NLUT

NLUT: Neural-based 3D Lookup Tables for Video Photorealistic Style Transfer

Yaosen Chen¹ Han Yang¹ Yuexin Yang¹ Yuegen Liu¹
Wei Wang^*,1,2 Xuming Wen^1,2 Chaoping Xie^1,2

¹ Media Intelligence Laboratory, ChengDu Sobey Digital Technology Co., Ltd ² Peng Cheng Laboratory
^*Indicates The Corresponding Author

Paper Code

Transferring photorealistic style with a style image for the video.Given a content video and a style image, our method is able to efficiently generate photorealistic stylized video.

Video photorealistic style transfer is desired to generate videos with a similar photorealistic style to the style image while maintaining temporal consistency. However, existing methods obtain stylized video sequences by performing frame-by-frame photorealistic style transfer, which is inefficient and does not ensure the temporal consistency of the stylized video. To address this issue, we use neural network-based 3D Lookup Tables (LUTs) for the photorealistic transfer of videos, achieving a balance between efficiency and effectiveness.
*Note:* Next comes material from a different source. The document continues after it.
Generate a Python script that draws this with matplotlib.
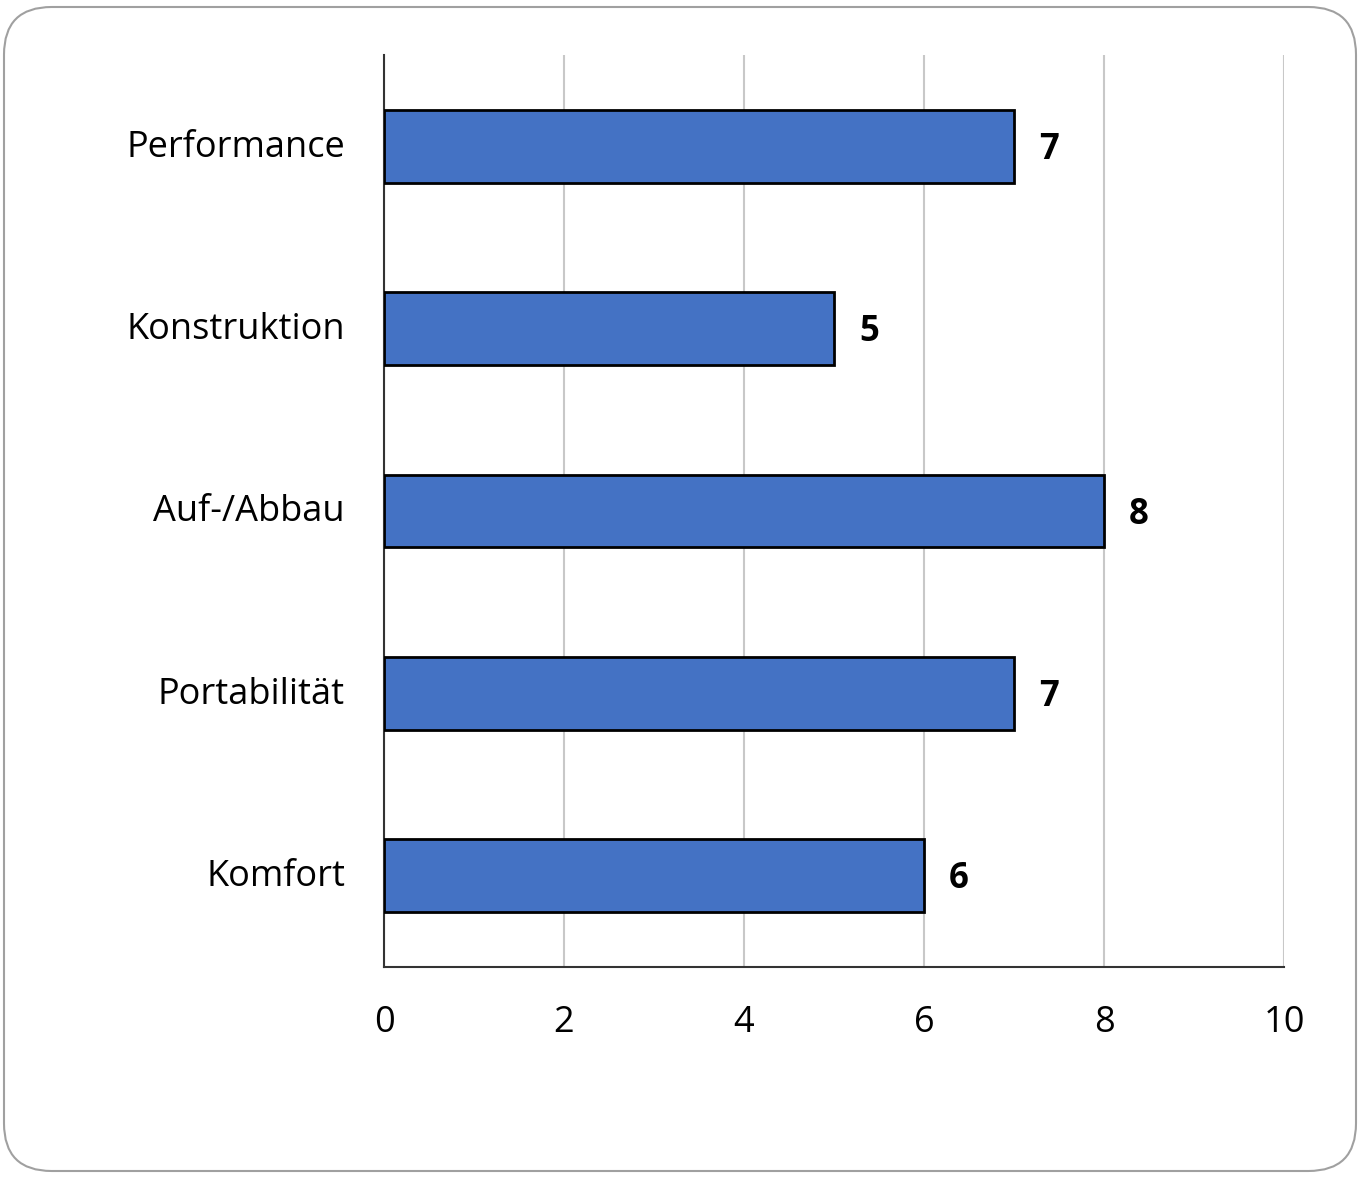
import matplotlib.pyplot as plt
import matplotlib.transforms as mtransforms
from matplotlib.patches import FancyBboxPatch

kategorien = ['Performance', 'Konstruktion', 'Auf-/Abbau', 'Portabilität', 'Komfort']
werte = [7, 5, 8, 7, 6]
x_ticks = [0, 2, 4, 6, 8, 10]

plt.rcParams['font.family'] = ['Open Sans', 'DejaVu Sans']

fig = plt.figure(figsize=(13.61, 11.77), dpi=100)
ax = fig.add_axes([384 / 1361, 1 - 967 / 1177, 900 / 1361, 912 / 1177])

y = list(range(len(kategorien)))
ax.barh(y, werte, height=0.4, color='#4472C4', edgecolor='black', linewidth=2, zorder=3)

for yi, v in zip(y, werte):
    ax.text(v + 0.28, yi + 0.02, str(v), va='center', ha='left',
            fontsize=25, fontweight='bold', color='black')

ax.set_xlim(0, 10)
ax.set_ylim(len(kategorien) - 0.5, -0.5)
ax.set_yticks(y)
ax.set_yticklabels(kategorien, fontsize=26)
ax.set_xticks(x_ticks)
ax.set_xticklabels([str(t) for t in x_ticks], fontsize=26)
ax.tick_params(axis='both', length=0)
ax.tick_params(axis='y', pad=28)
ax.tick_params(axis='x', pad=27)

# Kategorienbeschriftung ein wenig nach oben schieben
versatz = mtransforms.ScaledTranslation(0, 3 / 100, fig.dpi_scale_trans)
for lab in ax.get_yticklabels():
    lab.set_transform(lab.get_transform() + versatz)

ax.xaxis.grid(True, color='#C8C8C8', linewidth=1.5, zorder=0)
for s in ['top', 'right']:
    ax.spines[s].set_visible(False)
ax.spines['left'].set_color('#333333')
ax.spines['bottom'].set_color('#333333')
ax.spines['left'].set_linewidth(1.5)
ax.spines['bottom'].set_linewidth(1.5)

rahmen = FancyBboxPatch((4 / 1361, 6 / 1177), 1352 / 1361, 1164 / 1177,
                        boxstyle='round,pad=0,rounding_size=0.035',
                        transform=fig.transFigure, facecolor='none',
                        edgecolor='#A0A0A0', linewidth=1.5, mutation_aspect=1361 / 1177)
fig.patches.append(rahmen)

fig.savefig('out.png', dpi=100)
We first train a neural network for generating photorealistic stylized 3D LUTs on a large-scale dataset; then, when performing photorealistic style transfer for a specific video, we select a keyframe and style image in the video as the data source and fine-turn the neural network; finally, we query the 3D LUTs generated by the fine-tuned neural network for the colors in the video, resulting in a super-fast photorealistic style transfer, even processing 8K video takes less than 2 millisecond per frame. The experimental results show that our method not only realizes the photorealistic style transfer of arbitrary style images but also outperforms the existing methods in terms of visual quality and consistency. Project page:https://semchan.github.io/NLUT_Project.

In our network structure, we first extract the features of a pair of down-sampled style image and content image by the pre-trained VGG model. Then, further feature extraction and fusion of content features and style features of different scales are performed respectively. Finally, a classifier is used to predict the weight of the linear combination of basic LUTs. The parameters of the basic LUTs are learned simultaneously with the network. During the stylization process, only the content image is needed as input, and the reconstructed 3D LUT is used for colour query and interpolation to output the stylized image.

Overview of neuarl-based 3D lookup tables for video photorealistic style transfer. (a). First, we randomly sample the style image and content image on a large-scale image dataset to train a neural LUT Network and the initial 3D LUT; (b). Then we use the trained Neural LUT Network and 3D LUT to conduct tuning training on the content image from the specified video and the specified style image to generate an optimal style 3D LUT; (c). Finally, we use the generated style 3D LUT to interpolate and look up the colors in the content video to get the stylized video.